Initiatives Taken So Far:
- Legislative Modernization:
- Bharatiya Vayuyan Adhiniyam, 2024: Replaces the archaic Aircraft Act of 1934 to streamline regulations and enhance ease of doing business.
- Cape Town Convention Bill, 2025: Gives statutory protection to aircraft lessors, reducing leasing costs and preventing repossession hurdles (a major issue during the Go First bankruptcy).
- Digi Yatra Expansion: Facial recognition technology is now active at 24 airports, reducing check-in times and enabling seamless “paperless” travel for over 4 crore passengers.
- Safety & Sustainability:
- DFDR-CVR Lab: The DGCA established a new flight recorder analysis lab to speed up accident investigations.
- Carbon Neutrality: 80 airports now run on 100% green energy; Delhi and Bengaluru airports have achieved the highest ACI Carbon Accreditation (Level 4+/5).
- FTO Liberalization: Abolished airport royalty fees for Flying Training Organizations (FTOs) to encourage domestic pilot training and reduce costs for cadets.
Challenges for India’s Aviation Sector:
- Oligopolistic Market Structure: The market is effectively a duopoly.
- E.g.
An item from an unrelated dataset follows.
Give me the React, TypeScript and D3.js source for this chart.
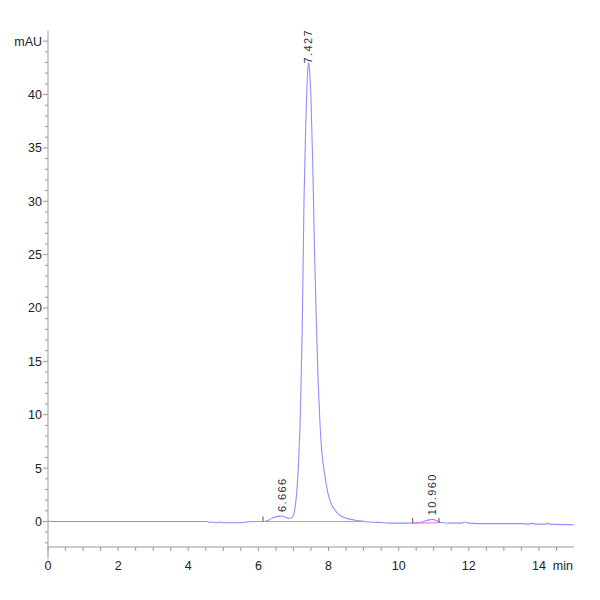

IndiGo controls ~62% of the domestic market, while the Tata Group (Air India + Vistara + AI Express) holds ~29%.
- High Cost of Operations:
- ATF Taxes: Aviation Turbine Fuel accounts for 40% of airline costs but is taxed heavily by states (VAT ranges from 1% to 29%), making Indian operations structurally expensive.
- Infrastructure Bottlenecks:
- Slot Constraints: Major airports like Mumbai and Delhi have zero spare slots during peak hours, forcing airlines to operate at odd hours or cut flights.
- Fragile Financials: The sector is a “graveyard of airlines.” The collapse of Go First (2023), Jet Airways (2019), and Kingfisher (2012) highlights the difficulty of surviving razor-thin margins.
Way Ahead:
- Regulatory Vigilance: The Competition Commission of India (CCI) must use ex-ante regulations to prevent abuse of dominance by the market leader (e.g., hoarding slots or predatory pricing).
- GST Inclusion for ATF: Bringing ATF under the GST ambit (a long-standing industry demand) would standardize taxes and lower operational costs by 10-15%.
- Strengthen Consumer Rights: DGCA needs to strictly enforce the “Passenger Charter,” mandating automatic compensation for flight delays and cancellations without passengers having to fight for refunds.
- Regional Hub Development: Develop Tier-2 airports (e.g., Guwahati, Ahmedabad) as regional international hubs to reduce the load on Delhi/Mumbai and promote point-to-point connectivity.
- Promote Leasing Hubs: Operationalize the GIFT City aircraft leasing hub to reduce dependence on Ireland/Dubai for aircraft financing, keeping foreign exchange within India.
Conclusion:
India’s aviation sector faces a “growth paradox”—soaring demand coupled with extreme market concentration and fragile airline financials. The recent operational meltdowns serve as a warning: sustainable growth requires not just more planes, but stronger competition laws, robust consumer protection, and rationalized tax structures. Only a resilient ecosystem can support India’s vision of becoming the world’s aviation capital by 2047.